*The task*
Starting at the top of the entries below, write out each line up to and including the one containing "var plotL = 50, plotR". Leave the pictures out.

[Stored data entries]
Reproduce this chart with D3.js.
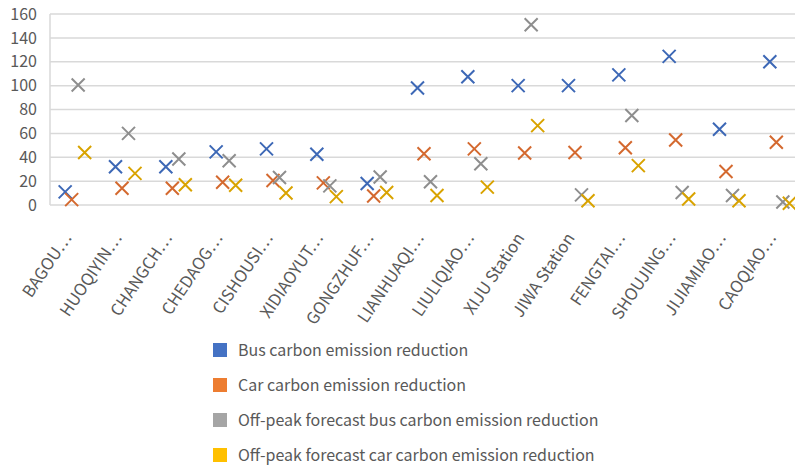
<!DOCTYPE html>
<html>
<head>
<meta charset="utf-8">
<script src="https://cdn.jsdelivr.net/npm/d3@7"></script>
<style>
  body { margin: 0; background: #fff; }
  svg { display: block; font-family: "Noto Sans CJK SC", "Noto Sans", sans-serif; }
</style>
</head>
<body>
<script>
// station names as shown (excel truncates the long ones)
var stations = ["BAGOU…", "HUOQIYIN…", "CHANGCH…", "CHEDAOG…", "CISHOUSI…", "XIDIAOYUT…",
  "GONGZHUF…", "LIANHUAQI…", "LIULIQIAO…", "XIJU Station", "JIWA Station", "FENGTAI…",
  "SHOUJING…", "JIJIAMIAO…", "CAOQIAO…"];

var busReduction      = [11, 32, 32, 44.5, 47, 42.5, 18, 98, 107.5, 100, 100, 109, 124.5, 63.5, 120];
var carReduction      = [4.5, 14, 14, 19, 20.5, 18.5, 7.5, 43, 47, 43.5, 44, 48, 54.5, 28, 52.5];
var offPeakBus        = [100.5, 60, 38.5, 37, 23, 16, 23.5, 19.5, 34.5, 151, 8.5, 75, 10.5, 8, 2.5];
var offPeakCar        = [44, 26.5, 17, 16.5, 10, 7, 10.5, 8, 15, 66.5, 3.5, 33, 5, 3.5, 1.5];

var seriesNames = ["Bus carbon emission reduction", "Car carbon emission reduction",
  "Off-peak forecast bus carbon emission reduction", "Off-peak forecast car carbon emission reduction"];
var yTicks = [0, 20, 40, 60, 80, 100, 120, 140, 160];

var series = [busReduction, carReduction, offPeakBus, offPeakCar];
var fills = ["#4472C4", "#ED7D31", "#A5A5A5", "#FFC000"];
var marks = ["#3D68B6", "#D4692F", "#8E8E8E", "#D9A300"];

var W = 795, H = 469;
// plot area runs past the right edge, the picture is cropped there
var plotL = 50, plotR = 805, plotT = 14, plotB = 205;

var svg = d3.select("body").append("svg")
  .attr("width", W)
  .attr("height", H);

var x = d3.scaleBand().domain(d3.range(stations.length)).range([plotL, plotR]);
var inner = d3.scalePoint().domain(d3.range(series.length)).range([-10, 9.5]);
var y = d3.scaleLinear().domain([0, 160]).range([plotB, plotT]);

// grid
svg.append("g").selectAll("line")
  .data(yTicks)
  .enter().append("line")
  .attr("x1", plotL).attr("x2", W)
  .attr("y1", function(d){ return y(d); })
  .attr("y2", function(d){ return y(d); })
  .attr("stroke", "#D9D9D9")
  .attr("stroke-width", 1.5);

svg.append("line")
  .attr("x1", plotL).attr("x2", plotL)
  .attr("y1", plotT).attr("y2", plotB)
  .attr("stroke", "#D9D9D9")
  .attr("stroke-width", 1.5);

// y axis labels
var yAxis = d3.axisLeft(y).tickValues(yTicks).tickSize(0).tickPadding(13);
svg.append("g")
  .attr("transform", "translate(" + plotL + ",0)")
  .call(yAxis)
  .call(function(g){ g.select(".domain").remove(); })
  .selectAll("text")
  .attr("font-size", 16)
  .attr("font-family", "\"Noto Sans CJK SC\", sans-serif")
  .attr("fill", "#595959");

// x axis labels
var xAxis = d3.axisBottom(x).tickFormat(function(i){ return stations[i]; }).tickSize(0).tickPadding(0);
svg.append("g")
  .attr("transform", "translate(0," + plotB + ")")
  .call(xAxis)
  .call(function(g){ g.select(".domain").remove(); })
  .selectAll("text")
  .attr("font-size", 16.5)
  .attr("font-family", "\"Noto Sans CJK SC\", sans-serif")
  .attr("fill", "#595959")
  .attr("text-anchor", "end")
  .attr("y", 0)
  .attr("dy", 0)
  .attr("transform", "translate(-3,33) rotate(-56)");

// markers
var s = 6.5;
series.forEach(function(vals, k){
  var g = svg.append("g").attr("stroke", marks[k]).attr("stroke-width", 2);
  g.selectAll("path")
    .data(vals)
    .enter().append("path")
    .attr("transform", function(d, i){
      return "translate(" + (x(i) + x.bandwidth() / 2 + inner(k)) + "," + y(d) + ")";
    })
    .attr("d", "M" + (-s) + "," + (-s) + "L" + s + "," + s + "M" + (-s) + "," + s + "L" + s + "," + (-s));
});

// legend
var legend = svg.append("g").attr("transform", "translate(213,350)");
var rows = legend.selectAll("g")
  .data(seriesNames)
  .enter().append("g")
  .attr("transform", function(d, i){ return "translate(0," + (i * 35) + ")"; });

rows.append("rect")
  .attr("x", 0).attr("y", -7)
  .attr("width", 14).attr("height", 14)
  .attr("fill", function(d, i){ return fills[i]; });

rows.append("text")
  .attr("x", 25)
  .attr("dy", "0.35em")
  .attr("font-size", 16)
  .attr("fill", "#595959")
  .text(function(d){ return d; });
</script>
</body>
</html>
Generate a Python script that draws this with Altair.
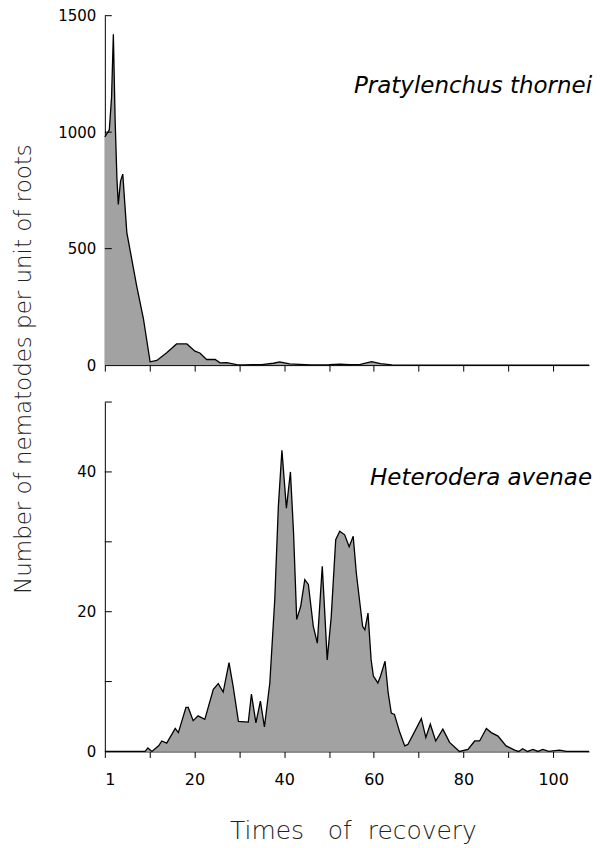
import altair as alt
import pandas as pd

# ---- data ----
# Pratylenchus thornei (top panel)
top_x = [0, 1.0, 1.5, 1.9, 2.3, 2.7, 3.0, 3.5, 4.0, 4.9, 7.1, 8.6, 10.1, 11.6, 13.8,
         16.0, 18.3, 20.1, 21.2, 22.7, 24.6, 25.7, 27.2, 29.4, 31.0, 33.0, 35.0, 37.6,
         39.0, 41.2, 43.4, 46.0, 50.0, 52.5, 54.6, 57.0, 59.5, 61.5, 64.0, 70.0, 78.0,
         90.0, 100.0, 108.0]
top_y = [980, 1010, 1150, 1420, 1050, 800, 690, 790, 820, 570, 340, 200, 14, 20, 53,
         91, 91, 60, 52, 24, 24, 10, 11, 2, 1, 2, 2, 8,
         14, 5, 3, 1, 2, 4, 2, 3, 15, 6, 1, 0, 0,
         0, 0, 0]

# Heterodera avenae (bottom panel)
bot_x = [0, 9.0, 9.6, 10.5, 12.0, 12.7, 13.8, 15.7, 16.4, 18.1,
         18.6, 19.7, 20.8, 22.3, 24.2, 25.3, 26.4, 27.7, 28.6, 29.8,
         32.0, 32.7, 33.7, 34.7, 35.6, 36.8, 37.9, 38.7, 39.5, 40.5,
         41.4, 42.1, 42.8, 43.7, 44.6, 45.4, 46.5, 47.4, 48.5, 49.1,
         49.6, 50.5, 51.5, 52.4, 53.5, 54.5, 55.4, 56.1, 57.5, 58.0,
         58.7, 59.4, 59.9, 60.9, 61.5, 62.5, 63.2, 63.9, 64.6, 65.8,
         66.9, 67.6, 70.6, 71.6, 72.6, 73.8, 75.4, 76.9, 79.1, 81.0,
         82.5, 83.6, 85.1, 86.2, 87.7, 89.5, 91.4, 92.3, 93.2, 94.3,
         95.5, 96.6, 97.7, 99.0, 101.4, 103.0, 108.0]
bot_y = [0, 0, 0.5, 0, 0.8, 1.5, 1.2, 3.3, 2.7, 6.3,
         6.3, 4.4, 5.1, 4.6, 8.9, 9.7, 8.5, 12.7, 9.4, 4.3,
         4.2, 8.2, 4.1, 7.2, 3.5, 9.8, 21.7, 35, 43.1, 34.8,
         40, 31.2, 18.9, 20.8, 24.6, 23.9, 17.9, 15.5, 26.5, 19.3,
         13.1, 19.3, 30.3, 31.5, 31, 29.3, 30.8, 25.5, 17.9, 17.4,
         19.8, 13.1, 10.8, 9.8, 10.8, 12.9, 8.4, 5.5, 5.3, 2.7,
         0.8, 1, 4.7, 2, 3.9, 1.5, 3.2, 1.3, 0, 0.3,
         1.5, 1.5, 3.3, 2.7, 2.2, 0.8, 0.2, 0, 0.4, 0,
         0.3, 0, 0.3, 0, 0.2, 0, 0]

top_yticks = [500, 1000, 1500]
top_ylabels = [0, 500, 1000, 1500]
bot_yticks = [10, 20, 30, 40, 50]
bot_ylabels = [0, 20, 40]
x_ticks = [0, 10, 20, 30, 40, 50, 60, 70, 80, 90, 100]

top_name = "Pratylenchus thornei"
bot_name = "Heterodera avenae"
y_title = "Number of nematodes per unit of roots"
x_title = "Times\u00a0\u00a0\u00a0of\u00a0\u00a0recovery"

FONT = "DejaVu Sans"
W, H = 485, 350
FILL = "#a2a2a2"


def panel(xs, ys, ymax, yticks, ylabels, name, name_y, show_xlabels, extra=None):
    df = pd.DataFrame({"x": xs, "v": ys})
    xsc = alt.Scale(domain=[0, 108], nice=False, zero=False)
    ysc = alt.Scale(domain=[0, ymax], nice=False)
    xaxis = alt.Axis(
        values=x_ticks, ticks=True, tickSize=6, labels=show_xlabels,
        labelExpr="datum.value == 0 ? '1' : (datum.value % 20 == 0 ? datum.label : '')",
        labelPadding=14, labelFontSize=16, labelFont=FONT, labelColor="black",
        domainColor="black", tickColor="black", grid=False, title=None,
    )
    yaxis = alt.Axis(
        values=ylabels, ticks=False, labelPadding=9, labelFontSize=15, format="d",
        labelFont=FONT, labelColor="black", domainColor="black", grid=False,
        title=None,
    )
    area = alt.Chart(df).mark_area(
        color=FILL, opacity=1, interpolate="linear",
        line={"color": "black", "strokeWidth": 1.3},
    ).encode(
        x=alt.X("x:Q", scale=xsc, axis=xaxis),
        y=alt.Y("v:Q", scale=ysc, axis=yaxis),
    )
    ticks = alt.Chart(pd.DataFrame({"v": yticks})).mark_rule(
        color="black", strokeWidth=1
    ).encode(
        y=alt.Y("v:Q"),
        x=alt.value(0), x2=alt.value(7),
    )
    label = alt.Chart(pd.DataFrame({"name": [name]})).mark_text(
        align="right", baseline="middle", font=FONT, fontStyle="italic",
        fontSize=23, color="black",
    ).encode(x=alt.value(488), y=alt.value(name_y), text="name:N")
    layers = [area, ticks, label]
    if extra is not None:
        layers.append(extra)
    return alt.layer(*layers).properties(width=W, height=H)


ytitle = alt.Chart(pd.DataFrame({"t": [y_title]})).mark_text(
    angle=270, align="center", baseline="middle", font=FONT, fontSize=23,
    fontWeight=200, color="#222222",
).encode(x=alt.value(-81), y=alt.value(354), text="t:N")

xtitle = alt.Chart(pd.DataFrame({"t": [x_title]})).mark_text(
    align="center", baseline="middle", font=FONT, fontSize=25,
    fontWeight=200, color="#222222",
).encode(x=alt.value(249), y=alt.value(430), text="t:N")

top = panel(top_x, top_y, 1500, top_yticks, top_ylabels, top_name, 70, False, ytitle)
bot = panel(bot_x, bot_y, 50, bot_yticks, bot_ylabels, bot_name, 76, True, xtitle)

chart = alt.vconcat(top, bot, spacing=37, bounds="flush").properties(
    padding={"left": 5, "top": 0, "right": 5, "bottom": 5}
).configure_view(stroke=None).configure_axis(domainWidth=1, tickWidth=1)

chart.save("out.html", embed_options={"renderer": "svg", "actions": False})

*Exercise solution*
Reproduce this chart with D3.js.
<!DOCTYPE html>
<html>
<head>
<meta charset="utf-8">
<script src="https://cdn.jsdelivr.net/npm/d3@7"></script>
<style>
  body { margin: 0; background: #fff; }
  svg { display: block; font-family: "Noto Sans CJK SC", "Noto Sans", sans-serif; }
</style>
</head>
<body>
<script>
// station names as shown (excel truncates the long ones)
var stations = ["BAGOU…", "HUOQIYIN…", "CHANGCH…", "CHEDAOG…", "CISHOUSI…", "XIDIAOYUT…",
  "GONGZHUF…", "LIANHUAQI…", "LIULIQIAO…", "XIJU Station", "JIWA Station", "FENGTAI…",
  "SHOUJING…", "JIJIAMIAO…", "CAOQIAO…"];

var busReduction      = [11, 32, 32, 44.5, 47, 42.5, 18, 98, 107.5, 100, 100, 109, 124.5, 63.5, 120];
var carReduction      = [4.5, 14, 14, 19, 20.5, 18.5, 7.5, 43, 47, 43.5, 44, 48, 54.5, 28, 52.5];
var offPeakBus        = [100.5, 60, 38.5, 37, 23, 16, 23.5, 19.5, 34.5, 151, 8.5, 75, 10.5, 8, 2.5];
var offPeakCar        = [44, 26.5, 17, 16.5, 10, 7, 10.5, 8, 15, 66.5, 3.5, 33, 5, 3.5, 1.5];

var seriesNames = ["Bus carbon emission reduction", "Car carbon emission reduction",
  "Off-peak forecast bus carbon emission reduction", "Off-peak forecast car carbon emission reduction"];
var yTicks = [0, 20, 40, 60, 80, 100, 120, 140, 160];

var series = [busReduction, carReduction, offPeakBus, offPeakCar];
var fills = ["#4472C4", "#ED7D31", "#A5A5A5", "#FFC000"];
var marks = ["#3D68B6", "#D4692F", "#8E8E8E", "#D9A300"];

var W = 795, H = 469;
// plot area runs past the right edge, the picture is cropped there
var plotL = 50, plotR = 805, plotT = 14, plotB = 205;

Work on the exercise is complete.